Problem to solve – Everything from the first line down to the line containing "categories = species + species" is to be retyped exactly, both ends included, with pictures left out.

Collected data –
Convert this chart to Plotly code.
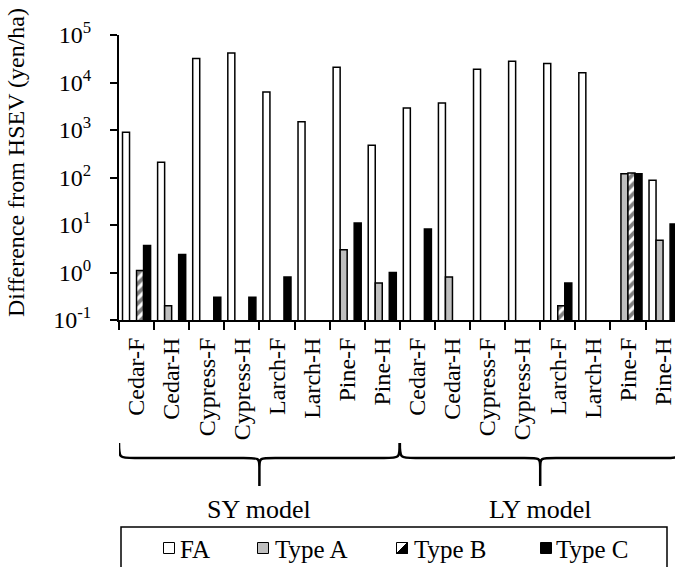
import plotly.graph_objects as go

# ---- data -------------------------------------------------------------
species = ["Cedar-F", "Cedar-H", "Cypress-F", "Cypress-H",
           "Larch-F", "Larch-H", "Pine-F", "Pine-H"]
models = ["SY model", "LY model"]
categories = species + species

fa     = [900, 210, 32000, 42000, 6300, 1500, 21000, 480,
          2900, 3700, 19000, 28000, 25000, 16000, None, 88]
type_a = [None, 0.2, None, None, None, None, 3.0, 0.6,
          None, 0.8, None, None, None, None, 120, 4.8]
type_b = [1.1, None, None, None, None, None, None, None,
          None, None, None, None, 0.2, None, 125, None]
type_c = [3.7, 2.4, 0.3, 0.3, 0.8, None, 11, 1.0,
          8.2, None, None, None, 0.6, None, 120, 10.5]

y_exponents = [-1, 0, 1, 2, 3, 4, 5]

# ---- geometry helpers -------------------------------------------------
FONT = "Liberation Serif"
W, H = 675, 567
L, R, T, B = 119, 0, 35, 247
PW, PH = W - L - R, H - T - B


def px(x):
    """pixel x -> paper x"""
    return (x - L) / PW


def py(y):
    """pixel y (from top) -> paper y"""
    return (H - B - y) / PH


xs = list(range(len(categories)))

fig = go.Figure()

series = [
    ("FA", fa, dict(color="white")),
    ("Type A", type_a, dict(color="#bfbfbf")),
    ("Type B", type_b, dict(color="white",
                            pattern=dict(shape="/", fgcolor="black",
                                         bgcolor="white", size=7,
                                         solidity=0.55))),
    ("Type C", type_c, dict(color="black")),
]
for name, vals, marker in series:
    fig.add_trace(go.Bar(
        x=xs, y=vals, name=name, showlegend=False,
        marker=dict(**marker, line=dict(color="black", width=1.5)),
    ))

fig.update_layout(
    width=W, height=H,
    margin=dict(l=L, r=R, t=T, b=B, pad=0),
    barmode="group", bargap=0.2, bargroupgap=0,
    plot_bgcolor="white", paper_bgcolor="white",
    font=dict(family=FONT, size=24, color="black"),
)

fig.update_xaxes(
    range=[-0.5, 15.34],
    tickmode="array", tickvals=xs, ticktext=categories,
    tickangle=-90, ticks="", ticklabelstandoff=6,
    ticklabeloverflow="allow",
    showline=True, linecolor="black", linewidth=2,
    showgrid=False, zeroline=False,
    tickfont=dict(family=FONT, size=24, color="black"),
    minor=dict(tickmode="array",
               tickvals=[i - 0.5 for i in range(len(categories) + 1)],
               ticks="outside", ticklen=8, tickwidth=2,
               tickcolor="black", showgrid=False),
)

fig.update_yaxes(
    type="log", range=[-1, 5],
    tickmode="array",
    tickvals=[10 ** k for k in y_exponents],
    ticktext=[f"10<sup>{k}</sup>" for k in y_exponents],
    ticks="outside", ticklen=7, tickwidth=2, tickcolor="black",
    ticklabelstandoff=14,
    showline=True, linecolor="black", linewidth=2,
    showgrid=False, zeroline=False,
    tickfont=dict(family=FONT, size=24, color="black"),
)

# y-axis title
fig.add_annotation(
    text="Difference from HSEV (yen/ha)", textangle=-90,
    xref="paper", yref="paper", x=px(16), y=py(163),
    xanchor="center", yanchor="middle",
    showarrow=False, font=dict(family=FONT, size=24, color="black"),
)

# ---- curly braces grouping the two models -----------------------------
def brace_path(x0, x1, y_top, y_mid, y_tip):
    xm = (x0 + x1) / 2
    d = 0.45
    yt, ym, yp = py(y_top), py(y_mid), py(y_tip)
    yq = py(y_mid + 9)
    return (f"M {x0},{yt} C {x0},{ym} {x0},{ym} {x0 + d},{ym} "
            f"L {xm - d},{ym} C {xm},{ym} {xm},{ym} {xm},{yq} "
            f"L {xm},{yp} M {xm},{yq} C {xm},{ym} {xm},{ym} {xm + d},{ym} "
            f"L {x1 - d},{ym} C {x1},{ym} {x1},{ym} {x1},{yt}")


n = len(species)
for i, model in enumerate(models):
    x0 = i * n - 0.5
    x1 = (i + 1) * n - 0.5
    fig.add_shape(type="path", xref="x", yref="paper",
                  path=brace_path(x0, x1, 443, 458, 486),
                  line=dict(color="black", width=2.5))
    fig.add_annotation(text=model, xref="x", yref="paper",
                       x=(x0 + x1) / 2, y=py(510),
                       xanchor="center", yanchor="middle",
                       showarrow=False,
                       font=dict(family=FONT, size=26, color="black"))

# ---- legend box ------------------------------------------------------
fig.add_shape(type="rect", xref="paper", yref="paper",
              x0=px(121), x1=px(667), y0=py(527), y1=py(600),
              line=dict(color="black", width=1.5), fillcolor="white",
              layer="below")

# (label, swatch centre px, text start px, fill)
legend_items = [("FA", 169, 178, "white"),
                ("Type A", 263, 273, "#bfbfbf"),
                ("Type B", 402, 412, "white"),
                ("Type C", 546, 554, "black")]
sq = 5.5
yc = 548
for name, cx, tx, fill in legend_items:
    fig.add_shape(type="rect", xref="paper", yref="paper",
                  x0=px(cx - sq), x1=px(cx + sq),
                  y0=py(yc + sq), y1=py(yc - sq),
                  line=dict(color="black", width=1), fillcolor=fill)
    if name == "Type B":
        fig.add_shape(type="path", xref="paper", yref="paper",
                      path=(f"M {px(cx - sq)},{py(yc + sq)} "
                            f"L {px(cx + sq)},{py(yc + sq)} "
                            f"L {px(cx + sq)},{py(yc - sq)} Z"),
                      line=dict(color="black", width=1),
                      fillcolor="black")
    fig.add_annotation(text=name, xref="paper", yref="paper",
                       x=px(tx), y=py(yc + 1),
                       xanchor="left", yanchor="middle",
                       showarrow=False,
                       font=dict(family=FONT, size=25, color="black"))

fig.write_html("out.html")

Response for this exercise –
Convert this chart to Plotly code.
import plotly.graph_objects as go

# ---- data -------------------------------------------------------------
species = ["Cedar-F", "Cedar-H", "Cypress-F", "Cypress-H",
           "Larch-F", "Larch-H", "Pine-F", "Pine-H"]
models = ["SY model", "LY model"]
categories = species + species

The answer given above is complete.